Folks who’d been to see it and commented on IMDB got it:
I laughed at the witty, self-humorous dialogue, jiggled in my seat alongside the Bollywood songs, and drooled at the sight of all that delicious food. This is a rare gem which entertains the majority and identifies with the minority. You’ll end up rushing to your nearest Curry House and checking out the chef!
Its a film that represents many people’s lives (family, culture, sex and religion). So many films that deal with gay culture build on a huge foundation of shame. This kind of film helps ethnic minorities feel more comfortable about their sexuality. Its pioneering films like this that turn the concept of shame-about-sexuality, upside down. Easily on par with Bend It Like Beckham, yet so different from other East/West films. Cooking and food theme was wonderful – very cleverly done. It did capture the Bollywood escapism and the feel good factor. And the acting was superb! Really enjoyed Suman.
And our family belted out singing along to the soundtrack which we are looking forward to buying.

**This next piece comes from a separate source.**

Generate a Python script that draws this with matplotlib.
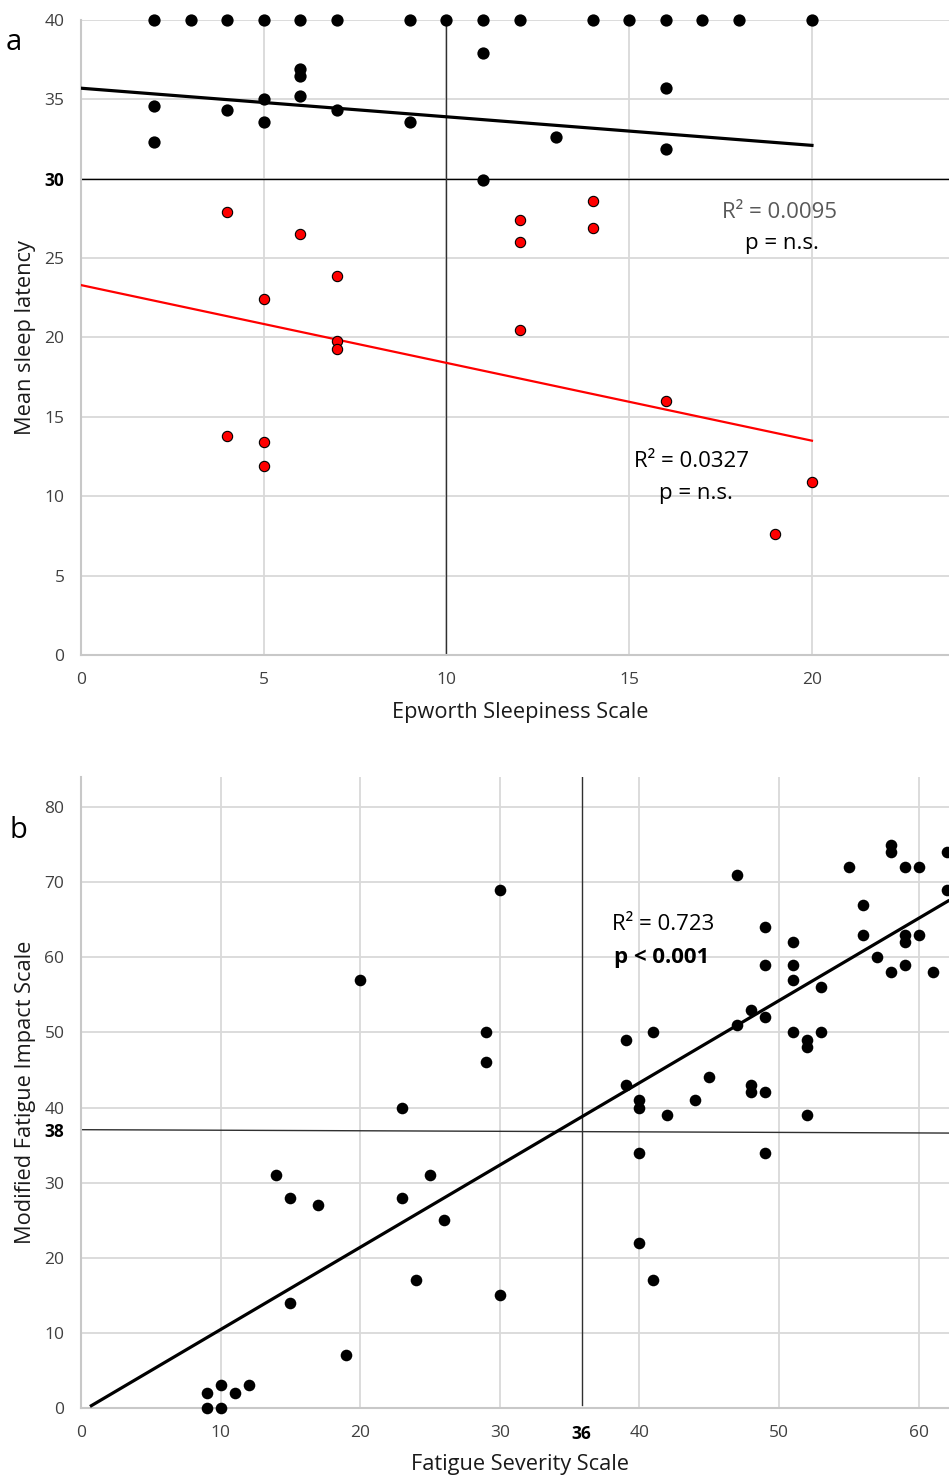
import matplotlib
matplotlib.use("Agg")
import matplotlib.pyplot as plt

plt.rcParams['font.family'] = ['Open Sans', 'DejaVu Sans']

# panel a: Epworth Sleepiness Scale vs mean sleep latency
ess_black_x = [2, 3, 4, 5, 6, 7, 9, 10, 11, 12, 14, 15, 16, 17, 18, 20,
               2, 2, 4, 5, 5, 6, 6, 6, 7, 9, 11, 13, 16, 16, 11]
msl_black_y = [40, 40, 40, 40, 40, 40, 40, 40, 40, 40, 40, 40, 40, 40, 40, 40,
               34.6, 32.3, 34.3, 35.0, 33.6, 36.9, 36.5, 35.2, 34.3, 33.6,
               37.9, 32.6, 35.7, 31.9, 29.9]
ess_red_x = [4, 6, 7, 5, 7, 7, 12, 12, 12, 14, 14, 16, 4, 5, 5, 20, 19]
msl_red_y = [27.9, 26.5, 23.9, 22.4, 19.8, 19.3, 27.4, 26.0, 20.5, 28.6,
             26.9, 16.0, 13.8, 13.4, 11.9, 10.9, 7.6]
# trend line end points
trend_black_x = [0, 20]
trend_black_y = [35.7, 32.1]
trend_red_x = [0, 20]
trend_red_y = [23.3, 13.5]

# panel b: Fatigue Severity Scale vs Modified Fatigue Impact Scale
fss = [9, 9, 10, 10, 11, 12, 14, 15, 15, 17, 19, 20, 23, 23, 24, 25, 26,
       29, 29, 30, 30,
       39, 39, 40, 40, 40, 40, 41, 41, 42, 44, 45, 47, 47, 48, 48, 48,
       49, 49, 49, 49, 49, 51, 51, 51, 51, 52, 52, 52, 53, 53,
       55, 56, 56, 57, 58, 58, 58, 59, 59, 59, 59, 60, 60, 61, 62, 62]
mfis = [2, 0, 3, 0, 2, 3, 31, 28, 14, 27, 7, 57, 40, 28, 17, 31, 25,
        50, 46, 69, 15,
        49, 43, 41, 40, 34, 22, 50, 17, 39, 41, 44, 71, 51, 53, 43, 42,
        64, 59, 52, 42, 34, 62, 59, 57, 50, 49, 48, 39, 56, 50,
        72, 67, 63, 60, 75, 74, 58, 72, 63, 62, 59, 72, 63, 58, 74, 69]
trend_b_x = [0.64, 62.2]
trend_b_y = [0.2, 67.6]

grid_col = '#d9d9d9'
tick_col = '#404040'
label_col = '#1a1a1a'
tick_size = 12.5
label_size = 15.7
note_size = 16


def style_axes(ax):
    for side in ['top', 'right']:
        ax.spines[side].set_visible(False)
    for side in ['left', 'bottom']:
        ax.spines[side].set_color('#c8c8c8')
        ax.spines[side].set_linewidth(1.5)
    ax.grid(True, which='major', color=grid_col, linewidth=1.3)
    ax.set_axisbelow(True)
    ax.tick_params(which='both', length=0, pad=12, labelsize=tick_size,
                   labelcolor=tick_col)


fig = plt.figure(figsize=(9.49, 14.77), dpi=100)

# ---- panel a
ax1 = fig.add_axes([0.0854, 0.5565, 0.9146, 0.4300])
style_axes(ax1)
ax1.set_xticks([0, 5, 10, 15, 20])
ax1.set_yticks(range(0, 41, 5), [str(v) for v in range(0, 41, 5)])
ax1.set_xlim(0, 23.75)
ax1.set_ylim(0, 40)
for lab in ax1.get_yticklabels():
    if lab.get_text() == '30':
        lab.set_fontweight('bold')
        lab.set_color('black')

ax1.axhline(30, color='black', linewidth=1.0, zorder=2)
ax1.plot([10, 10], [0, 40], color='#303030', linewidth=1.0, zorder=2)
ax1.plot(trend_black_x, trend_black_y, color='black', linewidth=2.3, zorder=3)
ax1.plot(trend_red_x, trend_red_y, color='#ff0000', linewidth=1.6, zorder=3)
ax1.scatter(ess_black_x, msl_black_y, s=78, color='black', zorder=4,
            clip_on=False, linewidths=0)
ax1.scatter(ess_red_x, msl_red_y, s=55, color='#ff0000', edgecolors='black',
            linewidths=0.8, zorder=4, clip_on=False)

ax1.text(19.1, 27.9, 'R² = 0.0095', fontsize=note_size, color='#595959',
         ha='center', va='center')
ax1.text(19.18, 25.95, 'p = n.s.', fontsize=note_size, color='black',
         ha='center', va='center')
ax1.text(16.7, 12.2, 'R² = 0.0327', fontsize=note_size, color='black',
         ha='center', va='center')
ax1.text(16.83, 10.2, 'p = n.s.', fontsize=note_size, color='black',
         ha='center', va='center')

ax1.set_xlabel('Epworth Sleepiness Scale', fontsize=label_size, color=label_col)
ax1.set_ylabel('Mean sleep latency', fontsize=label_size, color=label_col)
ax1.xaxis.set_label_coords(0.506, -0.09)
ax1.yaxis.set_label_coords(-0.0645, 0.5)
ax1.xaxis.label.set_va('center')
ax1.yaxis.label.set_va('center')

# ---- panel b
ax2 = fig.add_axes([0.0854, 0.04672, 0.9146, 0.42721])
style_axes(ax2)
ax2.set_xticks(range(0, 61, 10))
ax2.set_yticks(range(0, 81, 10))
ax2.set_xticks([35.85], ['36'], minor=True)
ax2.set_yticks([37.0], ['38'], minor=True)
ax2.set_xlim(0, 62.17)
ax2.set_ylim(0, 84)
for lab in ax2.get_xticklabels(minor=True) + ax2.get_yticklabels(minor=True):
    lab.set_fontweight('bold')
    lab.set_color('black')

ax2.plot([0, 62.17], [37.05, 36.6], color='#303030', linewidth=1.0, zorder=2)
ax2.plot([35.85, 35.85], [0.4, 84], color='#303030', linewidth=1.0, zorder=2)
ax2.plot(trend_b_x, trend_b_y, color='black', linewidth=2.3, zorder=3,
         solid_capstyle='butt')
ax2.scatter(fss, mfis, s=70, color='black', zorder=4, clip_on=False,
            linewidths=0)

ax2.text(41.67, 64.3, 'R² = 0.723', fontsize=note_size, color='black',
         ha='center', va='center')
ax2.text(41.6, 60.0, 'p < 0.001', fontsize=note_size, color='black',
         fontweight='bold', ha='center', va='center')

ax2.set_xlabel('Fatigue Severity Scale', fontsize=label_size, color=label_col)
ax2.set_ylabel('Modified Fatigue Impact Scale', fontsize=label_size,
               color=label_col)
ax2.xaxis.set_label_coords(0.506, -0.09)
ax2.yaxis.set_label_coords(-0.0645, 0.5)
ax2.xaxis.label.set_va('center')
ax2.yaxis.label.set_va('center')

fig.text(14 / 949, 1 - 42 / 1477, 'a', fontsize=21, ha='center', va='center')
fig.text(18 / 949, 1 - 830 / 1477, 'b', fontsize=21, ha='center', va='center')

fig.savefig('out.png', dpi=100)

It’s a Bollywood crossover film, remember.
But the film critics didn’t like it at all.
This film does not tick the ‘right’ buttons for white expectations of an Asian British film or a queer film and so people may be wrong footed. So there is no culture clash with parents who are living an ‘Asian’ read outdated culture with westernised children, no arranged marriage, no white person learning and being surprised by ‘Asian’ culture. No belly laughs ensuing from said conflicts. Instead we have a film about being true to yourself and learning to follow your passions for whatever – cooking, dance, love. I wait for the day that Black filmmakers can make work without having to conform to the prescribed script written for them to fulfil and they can just follow their passions.
I hate the way this film has been criticized in the press. By insisting, as the BBC does in their review of her film, that any treatment of Asian queerness needs to be portrayed as brutish and gritty, and that any story of an Asian family coping with a queer member must be shown through the lens of a “multicultural family and their troubled psyches”, the press is putting the same straight-jacket on Asian filmmakers, as they do on black filmmakers, when they insist that the only stories that can come of out the black community are stories of gun violence and rat-infested squats.

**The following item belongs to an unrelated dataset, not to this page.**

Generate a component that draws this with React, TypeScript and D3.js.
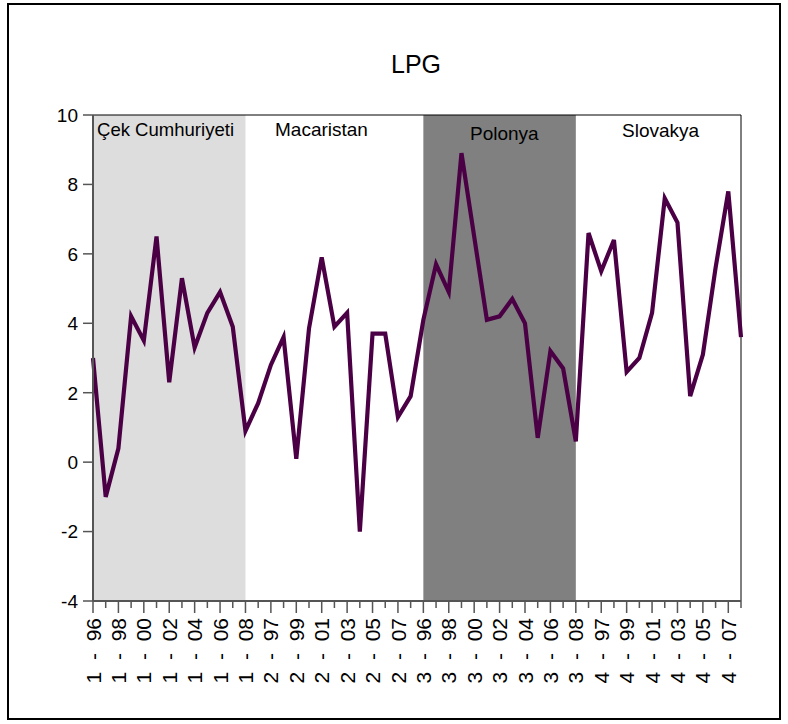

The critics demand that queer Asians aren’t allowed to do “Kissing Jessica Stein”, that domain is reserved for whites only. Reading the reviews, you get the clear picture that the crime they want to charge Pratibha with, is not “making a bad film” but for “not telling an Asian queer story in the appropriate manner”, as set out by films like East is East and My Beautiful Laundrette. That bloody sucks. More power to her for daring to challenge the stereotypes.
I think there’s something in that. Bollywood films aren’t meant to be dark, or realistic, or plausible. But aren’t they an authentic expression of Indian culture? Can’t we have our samosas and eat them too? There’s an odd dysjunction, I think, between the expectations of film reviewers and critics and those of audiences, which really hits home when a queer story is viewed through the lens of an authentic cultural expression – not as some sort of “problem” or angsty agonising about ethnic relations or whatever.
Incidentally, in contrast to all the gloomy depressing films (some of which are fine films, don’t get me wrong) that have come out of Scotland, this one actually made me want to go to the place!








It was a fun film, and anyone familiar with Bollywood as a genre would have got it! It is interesting to ponder the disconnect between critics and audiences. No doubt there’s a certain prejudice that anything to do with minorities, sexual or ethnic, should be “arthouse”.
Does anyone else read online reviews after they’ve seen a film?
Personally, I pretty much only read review after I’ve seen the film.